(ALS) – MILANO 31 GEN – Atto dovuto o azione politica? Montano per lo più  intorno a questo interrogativo le polemiche scoppiate sul rilascio del generale libico Almasri. Ecco le tappe “giuridiche” della vicenda

La magistratura ha provveduto a notificare «l’avviso di avvenuta iscrizione» alla presidente del Consiglio Giorgia Meloni, al ministro della giustizia Carlo Nordio, al ministro dell’Interno Matteo Piantedosi e al sottosegretario alla presidenza del Consiglio Alfredo Mantovano. L’iter giuridico è iniziato con la denuncia per favoreggiamento e peculato, 15 righe in tutto contenute in un esposto presentato dall’avvocato Luigi Li Gotti. L’esposto è accompagnato da una rassegna stampa dove sono raccolti articoli di quotidiani che ricostruiscono il rimpatrio di Almasrii dal momento del mandato d’arresto della Corte dell’Aja al momento del rimpatrio in Libia. L’esposto viene inviato alla Procura di Roma. Il procuratore capo, Francesco Lo Voi, la accoglie e la notifica alle parti.

Lo Voi ha applicato l’articolo 6 della legge sui reati ministeriali: «Il procuratore della Repubblica, omessa ogni indagine, entro il termine di 15 giorni, trasmette gli atti relativi al collegio, dandone immediata comunicazione ai soggetti interessati perché questi possano presentare memorie o chiedere di essere ascoltati». Il quesito è se l’applicazione pedissequa di questa legge possa essere considerata una mossa dei magistrati per mettere in difficoltà il governo oppure un atto dovuto, necessario per legge. Lo Voi e parte della magistratura lo considera un atto dovuto, Per il governo invece, l’atto è “voluto”. E dunque, come sostiene la premier Meloni, un atto politico, all’interno del raggio d’azione del ministro delle Giustizia.

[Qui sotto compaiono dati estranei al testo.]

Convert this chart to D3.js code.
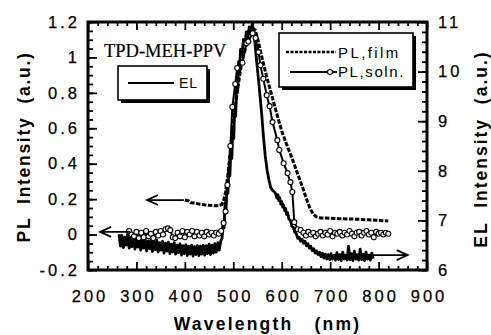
<!DOCTYPE html>
<html><head><meta charset="utf-8">
<script src="https://cdn.jsdelivr.net/npm/d3@7"></script>
<style>body{margin:0;background:#fff}svg{display:block}</style>
</head><body>
<svg id="c" width="491" height="335"></svg>
<script>
// ---- data ----
const xTicks = [200, 300, 400, 500, 600, 700, 800, 900];
const yLeftTicks = [-0.2, 0, 0.2, 0.4, 0.6, 0.8, 1, 1.2];
const yLeftLabels = ["-0.2", "0", "0.2", "0.4", "0.6", "0.8", "1", "1.2"];
const yRightTicks = [6, 7, 8, 9, 10, 11];
const yRightLabels = ["6", "7", "8", "9", "10", "11"];

// EL (right axis)
const elWl = [264,267,270,273,276,279,282,285,288,291,294,297,300,303,306,309,312,315,318,321,324,327,330,333,336,339,342,345,348,351,354,357,360,363,366,369,372,375,378,381,384,387,390,393,396,399,402,405,408,411,414,417,420,423,426,429,432,435,438,441,444,447,450,453,456,459,462,465,468,471,474,
 477,479,481,483,485,487,489,491,493,495,497,499,501,503,505,507,509,511,513,515,518,521,524,527,530,533,536,539,542,545,548,552,556,559,562,566,570,574,577,580,584,587,590,592,594,596,598,600,602,604,606,608,610,612,615,618,621,624,627,630,633,
 636,639,642,645,648,651,654,657,660,663,666,669,672,675,678,681,684,687,690,693,696,699,702,705,708,711,714,717,720,723,726,729,732,735,738,741,744,747,750,753,756,759,762,765,768,771,774,777,780,783,786,789];
const elVal = [6.72,6.48,6.70,6.45,6.66,6.50,6.73,6.44,6.64,6.47,6.69,6.42,6.62,6.46,6.67,6.40,6.60,6.44,6.63,6.38,6.58,6.43,6.61,6.37,6.57,6.41,6.60,6.36,6.55,6.40,6.58,6.34,6.54,6.38,6.56,6.33,6.52,6.36,6.55,6.32,6.50,6.35,6.53,6.30,6.49,6.33,6.51,6.29,6.48,6.32,6.50,6.28,6.47,6.31,6.49,6.29,6.48,6.32,6.50,6.30,6.49,6.33,6.52,6.31,6.50,6.34,6.53,6.36,6.55,6.40,6.58,
 6.65,6.95,6.85,7.35,7.15,7.70,7.55,8.05,7.90,8.45,8.25,8.85,8.65,9.30,9.10,9.80,9.60,10.20,10.00,10.45,10.35,10.65,10.55,10.80,10.70,10.90,10.82,10.95,10.85,10.55,10.23,9.85,9.43,9.10,8.72,8.30,8.00,7.80,7.67,7.62,7.58,7.55,7.45,7.52,7.40,7.46,7.33,7.38,7.27,7.31,7.20,7.24,7.12,7.16,7.02,7.00,6.88,6.86,6.76,6.74,6.64,
 6.66,6.58,6.62,6.54,6.58,6.49,6.53,6.44,6.48,6.39,6.43,6.34,6.39,6.31,6.36,6.27,6.34,6.24,6.32,6.22,6.31,6.21,6.33,6.22,6.30,6.20,6.35,6.21,6.31,6.19,6.36,6.22,6.30,6.20,6.48,6.21,6.33,6.19,6.38,6.22,6.31,6.20,6.42,6.21,6.32,6.19,6.36,6.22,6.30,6.20,6.34,6.23];

// PL film (left axis)
const filmWl = [400,408,412,420,430,440,450,460,470,476,480,484,488,492,496,500,505,510,515,520,525,530,535,540,545,550,555,560,570,580,590,600,610,620,630,640,650,658,665,672,680,700,720,740,760,780,800,820];
const filmVal = [0.195,0.19,0.18,0.178,0.172,0.168,0.165,0.163,0.163,0.17,0.19,0.24,0.32,0.42,0.53,0.63,0.74,0.84,0.93,1.0,1.05,1.1,1.14,1.16,1.155,1.11,1.05,0.99,0.88,0.78,0.68,0.585,0.51,0.44,0.365,0.29,0.21,0.15,0.115,0.1,0.094,0.092,0.09,0.088,0.086,0.083,0.08,0.077];

// PL solution (left axis)
const solnWl = [285,290,295,300,305,310,315,320,325,330,335,340,345,350,355,360,365,370,375,380,385,390,395,400,405,410,415,420,425,430,435,440,445,450,455,460,465,470,475,
 480,484,488,494,498,504,508,519,527,531,540,546,552,556,562,569,575,581,591,595,604,612,618,622,626,633,639,
 645,650,655,660,665,670,675,680,685,690,695,700,705,710,715,720,725,730,735,740,745,750,755,760,765,770,775,780,785,790,795,800,805,810,815,820];
const solnVal = [0.02,0.0,-0.01,0.015,-0.02,0.01,-0.015,0.02,-0.01,0.005,-0.02,0.015,-0.005,0.02,0.0,0.03,0.035,0.025,-0.015,-0.02,0.01,-0.01,0.02,-0.015,0.015,0.0,0.02,-0.01,0.015,-0.005,0.01,-0.01,0.015,0.0,0.01,-0.005,0.01,0.005,0.02,
 0.065,0.13,0.28,0.5,0.72,0.85,0.94,0.97,1.08,1.09,1.137,1.11,1.03,0.956,0.88,0.787,0.725,0.635,0.533,0.477,0.403,0.347,0.296,0.24,0.07,0.03,0.026,
 0.01,-0.005,0.015,0.0,0.01,-0.01,0.005,0.015,-0.005,0.01,0.0,0.02,-0.01,0.01,0.005,0.015,-0.005,0.01,0.0,0.02,0.005,-0.01,0.01,0.015,-0.005,0.01,0.02,0.0,0.01,-0.015,0.015,0.005,0.01,0.0,0.01,0.005];

// ---- chart ----
const svg = d3.select("#c");
const L = 88, R = 427, T = 22, B = 270;
const x = d3.scaleLinear().domain([200, 900]).range([L, R]);
const yL = d3.scaleLinear().domain([-0.2, 1.2]).range([B, T]);
const yR = d3.scaleLinear().domain([6, 11]).range([B, T]);

const range = (a, b, s) => d3.range(Math.round((b - a) / s) + 1).map(i => +(a + i * s).toFixed(4));
const xMinor = range(200, 900, 20).filter(v => v % 100 !== 0);
const yLMinor = range(-0.2, 1.2, 0.05);
const yRMinor = range(6, 11, 0.2);

const tickFont = "'Liberation Sans', Arial, sans-serif";

// minor ticks
svg.append("g").attr("transform", `translate(0,${B})`)
  .call(d3.axisBottom(x).tickValues(xMinor).tickSize(-4).tickFormat(""));
svg.append("g").attr("transform", `translate(0,${T})`)
  .call(d3.axisTop(x).tickValues(xMinor).tickSize(-4).tickFormat(""));
svg.append("g").attr("transform", `translate(${L},0)`)
  .call(d3.axisLeft(yL).tickValues(yLMinor).tickSize(-5).tickFormat(""));
svg.append("g").attr("transform", `translate(${R},0)`)
  .call(d3.axisRight(yR).tickValues(yRMinor).tickSize(-5).tickFormat(""));

// major ticks + labels
const gB = svg.append("g").attr("transform", `translate(0,${B})`)
  .call(d3.axisBottom(x).tickValues(xTicks).tickSize(-8).tickFormat(d3.format("d")));
gB.selectAll("text").attr("y", 32).attr("dy", 0).attr("dx", 1.5);
svg.append("g").attr("transform", `translate(0,${T})`)
  .call(d3.axisTop(x).tickValues(xTicks).tickSize(-8).tickFormat(""));
const gL = svg.append("g").attr("transform", `translate(${L},0)`)
  .call(d3.axisLeft(yL).tickValues(yLeftTicks).tickSize(-9).tickFormat((d, i) => yLeftLabels[i]));
gL.selectAll("text").attr("x", -8);
const gR = svg.append("g").attr("transform", `translate(${R},0)`)
  .call(d3.axisRight(yR).tickValues(yRightTicks).tickSize(-9).tickFormat((d, i) => yRightLabels[i]));
gR.selectAll("text").attr("x", 11);

svg.selectAll(".tick line").attr("stroke", "#000").attr("stroke-width", 1.8);
svg.selectAll(".domain").remove();
svg.selectAll(".tick text").attr("font-family", tickFont).attr("font-size", 16.5)
  .attr("letter-spacing", "3px").attr("fill", "#000")
  .attr("stroke", "#000").attr("stroke-width", 0.25);

// frame
svg.append("rect").attr("x", L).attr("y", T).attr("width", R - L).attr("height", B - T)
  .attr("fill", "none").attr("stroke", "#000").attr("stroke-width", 3);

// series
const lineEL = d3.line().x((d, i) => x(elWl[i])).y(d => yR(d));
svg.append("path").datum(elVal).attr("d", lineEL)
  .attr("fill", "none").attr("stroke", "#000").attr("stroke-width", 2.8).attr("stroke-linejoin", "round");

const lineFilm = d3.line().x((d, i) => x(filmWl[i])).y(d => yL(d));
svg.append("path").datum(filmVal).attr("d", lineFilm)
  .attr("fill", "none").attr("stroke", "#000").attr("stroke-width", 3).attr("stroke-dasharray", "4.5,1.5");

const lineSoln = d3.line().x((d, i) => x(solnWl[i])).y(d => yL(d));
svg.append("path").datum(solnVal).attr("d", lineSoln)
  .attr("fill", "none").attr("stroke", "#000").attr("stroke-width", 2);
svg.append("g").selectAll("circle").data(solnVal).join("circle")
  .attr("cx", (d, i) => x(solnWl[i])).attr("cy", d => yL(d)).attr("r", 2.5)
  .attr("fill", "#fff").attr("stroke", "#000").attr("stroke-width", 1.1);

// arrows (annotations)
function arrow(x1, y1, x2, y2) {
  const dir = Math.sign(x2 - x1);
  svg.append("path").attr("d", `M${x1},${y1}L${x2},${y2}M${x2 - dir * 11},${y2 - 5}L${x2},${y2}L${x2 - dir * 11},${y2 + 5}`)
    .attr("fill", "none").attr("stroke", "#000").attr("stroke-width", 1.8);
}
arrow(x(398), yL(0.195), x(322), yL(0.195));
arrow(x(287), yL(0.015), x(225), yL(0.015));
arrow(x(784), yR(6.3), x(860), yR(6.3));

// sample label
svg.append("text").attr("x", 104).attr("y", 57).text("TPD-MEH-PPV")
  .attr("font-family", "'Liberation Serif', 'Times New Roman', serif").attr("font-size", 18.5)
  .attr("stroke", "#000").attr("stroke-width", 0.2);

// legend 1
svg.append("rect").attr("x", 121).attr("y", 69).attr("width", 89).attr("height", 34).attr("fill", "#000");
svg.append("rect").attr("x", 118).attr("y", 66).attr("width", 89).attr("height", 34)
  .attr("fill", "#fff").attr("stroke", "#000").attr("stroke-width", 1.6);
svg.append("line").attr("x1", 128).attr("x2", 174).attr("y1", 83).attr("y2", 83)
  .attr("stroke", "#000").attr("stroke-width", 2.2);
svg.append("text").attr("x", 179).attr("y", 88).text("EL")
  .attr("font-family", tickFont).attr("font-size", 14).attr("letter-spacing", "1px");

// legend 2
svg.append("rect").attr("x", 282).attr("y", 36).attr("width", 134).attr("height", 54).attr("fill", "#000");
svg.append("rect").attr("x", 279).attr("y", 33).attr("width", 134).attr("height", 54)
  .attr("fill", "#fff").attr("stroke", "#000").attr("stroke-width", 1.6);
svg.append("line").attr("x1", 286).attr("x2", 336).attr("y1", 52).attr("y2", 52)
  .attr("stroke", "#000").attr("stroke-width", 2.6).attr("stroke-dasharray", "3,1.5");
svg.append("text").attr("x", 338).attr("y", 58).text("PL,film")
  .attr("font-family", tickFont).attr("font-size", 15).attr("letter-spacing", "2.4px");
svg.append("line").attr("x1", 290).attr("x2", 337).attr("y1", 72).attr("y2", 72)
  .attr("stroke", "#000").attr("stroke-width", 2);
svg.append("circle").attr("cx", 330).attr("cy", 72).attr("r", 2.5)
  .attr("fill", "#fff").attr("stroke", "#000").attr("stroke-width", 1.1);
svg.append("text").attr("x", 338).attr("y", 77).text("PL,soln.")
  .attr("font-family", tickFont).attr("font-size", 15).attr("letter-spacing", "1.6px");

// axis titles
const titleFont = "'Liberation Sans', Arial, sans-serif";
svg.append("text").attr("x", (L + R) / 2 + 10).attr("y", 330).attr("text-anchor", "middle")
  .attr("font-family", titleFont).attr("font-weight", "bold").attr("font-size", 17.5)
  .attr("letter-spacing", "2.2px").style("white-space", "pre").text("Wavelength   (nm)");
svg.append("text").attr("transform", "translate(30,147) rotate(-90)").attr("text-anchor", "middle")
  .attr("font-family", titleFont).attr("font-weight", "bold").attr("font-size", 17.5)
  .attr("letter-spacing", "1.7px").style("white-space", "pre").text("PL  Intensity  (a.u.)");
svg.append("text").attr("transform", "translate(487,149) rotate(-90)").attr("text-anchor", "middle")
  .attr("font-family", titleFont).attr("font-weight", "bold").attr("font-size", 17.5)
  .attr("letter-spacing", "2px").style("white-space", "pre").text("EL  Intensity  (a.u.)");
</script>
</body></html>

Il procuratore Lo Voi non avrebbe potuto in alcun modo svolgere indagini. Le norme prevedono infatti che in casi dii questo genere si debba coinvolgere il collegio per i reati ministeriali inviandogli «l’avviso di avvenuta iscrizione». Secondo Lo Voi, questa iscrizione dei ministri è un atto dovuto,

Il collegio per i reati ministeriali, composto da tre giudici estratti a sorte ogni due anni dalle Corti d’Appello, avrà ora 90 giorni per valutare. Le possibilità sono l’archiviazione oppure la richiesta a procedere che dovrebbe passare per un voto parlamentare.